▶ **WHAT TO PRODUCE**:
Reproduce, character for character, the lines below from the first through the one with "XAxis, YAxis, ReferenceLine". Leave pictures out.

▶ **DATA SHOWN**:

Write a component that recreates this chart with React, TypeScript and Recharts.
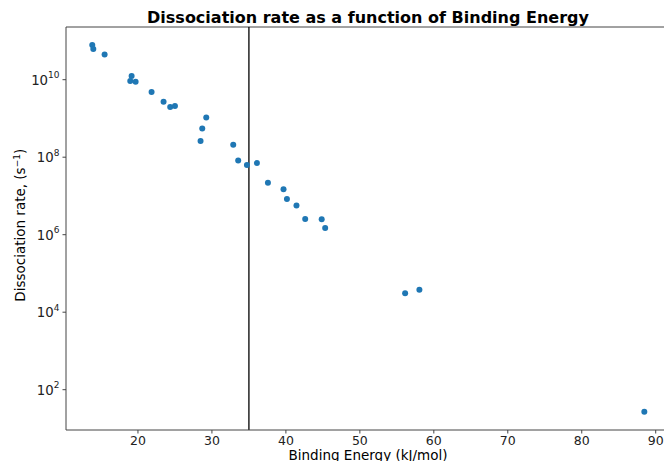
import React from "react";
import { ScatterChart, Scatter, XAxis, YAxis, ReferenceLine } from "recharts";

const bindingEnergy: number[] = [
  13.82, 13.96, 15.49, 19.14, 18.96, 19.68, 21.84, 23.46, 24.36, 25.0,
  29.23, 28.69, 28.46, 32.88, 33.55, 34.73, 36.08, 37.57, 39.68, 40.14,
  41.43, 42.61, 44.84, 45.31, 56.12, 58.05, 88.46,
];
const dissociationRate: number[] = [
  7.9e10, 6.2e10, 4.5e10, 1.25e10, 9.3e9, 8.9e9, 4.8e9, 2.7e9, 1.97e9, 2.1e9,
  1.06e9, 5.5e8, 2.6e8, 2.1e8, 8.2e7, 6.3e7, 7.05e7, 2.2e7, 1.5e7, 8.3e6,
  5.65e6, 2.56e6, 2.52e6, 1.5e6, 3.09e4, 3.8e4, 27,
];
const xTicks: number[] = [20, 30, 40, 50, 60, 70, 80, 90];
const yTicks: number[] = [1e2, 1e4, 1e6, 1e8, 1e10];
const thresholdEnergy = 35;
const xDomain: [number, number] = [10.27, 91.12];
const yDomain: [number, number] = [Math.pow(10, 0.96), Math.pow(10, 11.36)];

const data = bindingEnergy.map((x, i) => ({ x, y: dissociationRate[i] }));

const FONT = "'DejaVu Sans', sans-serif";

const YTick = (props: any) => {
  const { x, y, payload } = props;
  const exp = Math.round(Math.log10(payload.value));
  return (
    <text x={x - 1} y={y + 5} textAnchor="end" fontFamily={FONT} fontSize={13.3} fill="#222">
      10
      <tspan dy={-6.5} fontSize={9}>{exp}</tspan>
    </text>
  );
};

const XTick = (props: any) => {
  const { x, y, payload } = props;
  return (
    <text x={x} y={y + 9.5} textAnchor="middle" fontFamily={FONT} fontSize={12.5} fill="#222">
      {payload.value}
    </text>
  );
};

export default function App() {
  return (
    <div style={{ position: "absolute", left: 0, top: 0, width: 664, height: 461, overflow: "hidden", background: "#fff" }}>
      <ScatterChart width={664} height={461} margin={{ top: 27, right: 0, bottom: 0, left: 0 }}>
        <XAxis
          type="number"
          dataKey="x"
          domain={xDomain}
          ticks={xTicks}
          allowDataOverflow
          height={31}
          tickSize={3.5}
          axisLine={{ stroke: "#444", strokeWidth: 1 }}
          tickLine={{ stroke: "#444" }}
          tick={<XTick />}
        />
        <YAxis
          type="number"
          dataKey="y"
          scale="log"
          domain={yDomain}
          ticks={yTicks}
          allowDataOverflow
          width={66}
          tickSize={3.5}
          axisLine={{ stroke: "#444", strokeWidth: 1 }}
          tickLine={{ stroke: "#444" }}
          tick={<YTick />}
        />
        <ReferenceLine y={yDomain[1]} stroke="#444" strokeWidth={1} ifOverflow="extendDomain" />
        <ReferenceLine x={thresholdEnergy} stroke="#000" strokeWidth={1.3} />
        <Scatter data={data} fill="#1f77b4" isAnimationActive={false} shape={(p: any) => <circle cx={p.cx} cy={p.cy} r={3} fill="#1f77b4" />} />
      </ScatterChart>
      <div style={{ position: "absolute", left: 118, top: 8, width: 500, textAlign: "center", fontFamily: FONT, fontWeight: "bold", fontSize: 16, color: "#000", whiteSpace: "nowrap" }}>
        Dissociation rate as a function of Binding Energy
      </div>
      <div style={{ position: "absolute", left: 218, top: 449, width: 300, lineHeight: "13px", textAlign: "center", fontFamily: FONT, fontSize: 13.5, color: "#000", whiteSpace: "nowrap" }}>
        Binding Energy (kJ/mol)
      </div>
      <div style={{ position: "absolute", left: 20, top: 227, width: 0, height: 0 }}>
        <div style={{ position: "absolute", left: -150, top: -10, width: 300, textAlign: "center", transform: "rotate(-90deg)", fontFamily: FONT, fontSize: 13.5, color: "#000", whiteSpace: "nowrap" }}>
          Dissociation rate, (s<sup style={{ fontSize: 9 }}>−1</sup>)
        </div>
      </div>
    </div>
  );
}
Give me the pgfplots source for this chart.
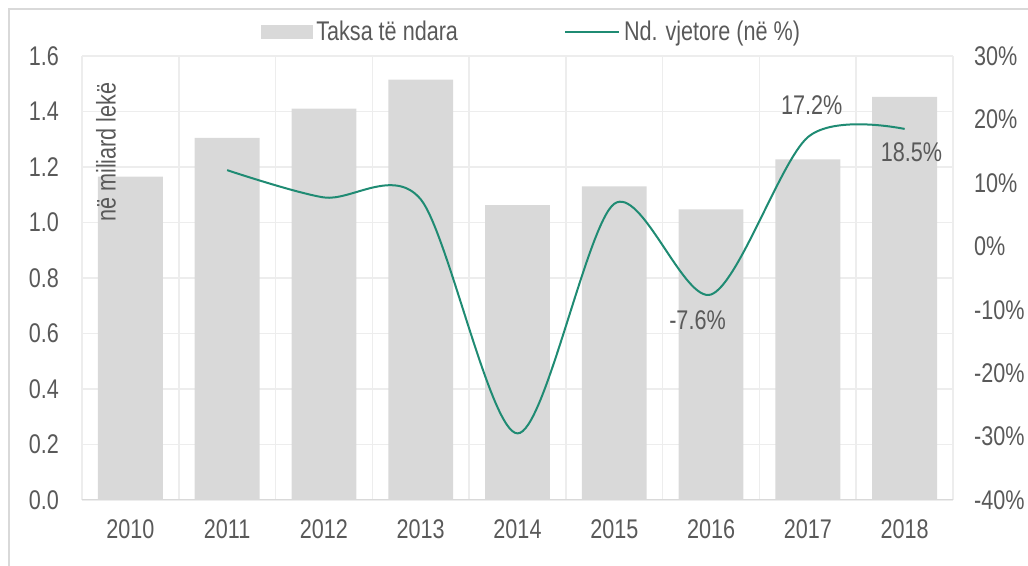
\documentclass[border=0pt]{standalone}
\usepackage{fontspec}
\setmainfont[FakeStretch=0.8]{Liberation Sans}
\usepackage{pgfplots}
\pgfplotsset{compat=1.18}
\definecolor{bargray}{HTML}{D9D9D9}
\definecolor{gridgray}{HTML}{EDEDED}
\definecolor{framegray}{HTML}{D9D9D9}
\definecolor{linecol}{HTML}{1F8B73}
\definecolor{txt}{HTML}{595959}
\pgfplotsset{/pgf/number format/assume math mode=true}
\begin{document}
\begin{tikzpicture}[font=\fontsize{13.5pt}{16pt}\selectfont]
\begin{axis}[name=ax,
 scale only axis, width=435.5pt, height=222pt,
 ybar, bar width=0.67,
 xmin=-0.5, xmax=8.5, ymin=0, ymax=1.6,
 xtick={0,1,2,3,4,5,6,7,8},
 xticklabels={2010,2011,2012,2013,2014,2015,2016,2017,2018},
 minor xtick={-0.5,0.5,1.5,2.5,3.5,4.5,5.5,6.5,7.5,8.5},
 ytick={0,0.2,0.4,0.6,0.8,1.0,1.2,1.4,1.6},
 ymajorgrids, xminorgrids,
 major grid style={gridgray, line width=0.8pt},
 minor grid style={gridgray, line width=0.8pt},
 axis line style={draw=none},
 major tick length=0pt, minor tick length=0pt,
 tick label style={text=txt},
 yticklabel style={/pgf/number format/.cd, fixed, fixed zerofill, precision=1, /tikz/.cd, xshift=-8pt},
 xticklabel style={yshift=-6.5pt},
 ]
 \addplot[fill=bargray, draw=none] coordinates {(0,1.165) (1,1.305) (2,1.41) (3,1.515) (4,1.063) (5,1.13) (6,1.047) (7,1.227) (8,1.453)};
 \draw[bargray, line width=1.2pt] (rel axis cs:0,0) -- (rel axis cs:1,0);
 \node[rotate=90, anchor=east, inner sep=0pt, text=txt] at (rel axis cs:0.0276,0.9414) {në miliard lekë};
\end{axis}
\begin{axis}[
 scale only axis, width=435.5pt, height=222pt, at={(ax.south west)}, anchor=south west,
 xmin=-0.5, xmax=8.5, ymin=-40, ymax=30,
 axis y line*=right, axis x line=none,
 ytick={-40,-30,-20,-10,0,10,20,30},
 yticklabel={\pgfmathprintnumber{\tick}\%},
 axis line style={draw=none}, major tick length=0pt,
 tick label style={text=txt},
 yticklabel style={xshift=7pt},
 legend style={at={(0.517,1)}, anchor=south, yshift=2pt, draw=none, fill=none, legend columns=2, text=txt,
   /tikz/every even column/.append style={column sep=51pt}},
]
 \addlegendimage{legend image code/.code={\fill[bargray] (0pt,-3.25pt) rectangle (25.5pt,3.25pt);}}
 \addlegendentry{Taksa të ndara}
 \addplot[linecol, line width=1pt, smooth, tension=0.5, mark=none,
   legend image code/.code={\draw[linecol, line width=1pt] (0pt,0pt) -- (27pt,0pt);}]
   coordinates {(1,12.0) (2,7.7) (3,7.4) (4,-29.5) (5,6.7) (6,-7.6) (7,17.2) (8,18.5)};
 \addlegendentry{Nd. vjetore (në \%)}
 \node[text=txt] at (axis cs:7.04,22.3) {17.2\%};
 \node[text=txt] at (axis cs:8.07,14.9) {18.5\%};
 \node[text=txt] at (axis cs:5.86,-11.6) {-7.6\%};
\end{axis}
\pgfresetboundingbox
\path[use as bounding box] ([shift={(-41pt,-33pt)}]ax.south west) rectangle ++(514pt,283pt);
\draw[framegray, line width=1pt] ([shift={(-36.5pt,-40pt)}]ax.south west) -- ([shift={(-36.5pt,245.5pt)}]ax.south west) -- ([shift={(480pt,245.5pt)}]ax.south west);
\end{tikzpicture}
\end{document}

▶ **FINAL ANSWER**:
Write a component that recreates this chart with React, TypeScript and Recharts.
import React from "react";
import { ScatterChart, Scatter, XAxis, YAxis, ReferenceLine } from "recharts";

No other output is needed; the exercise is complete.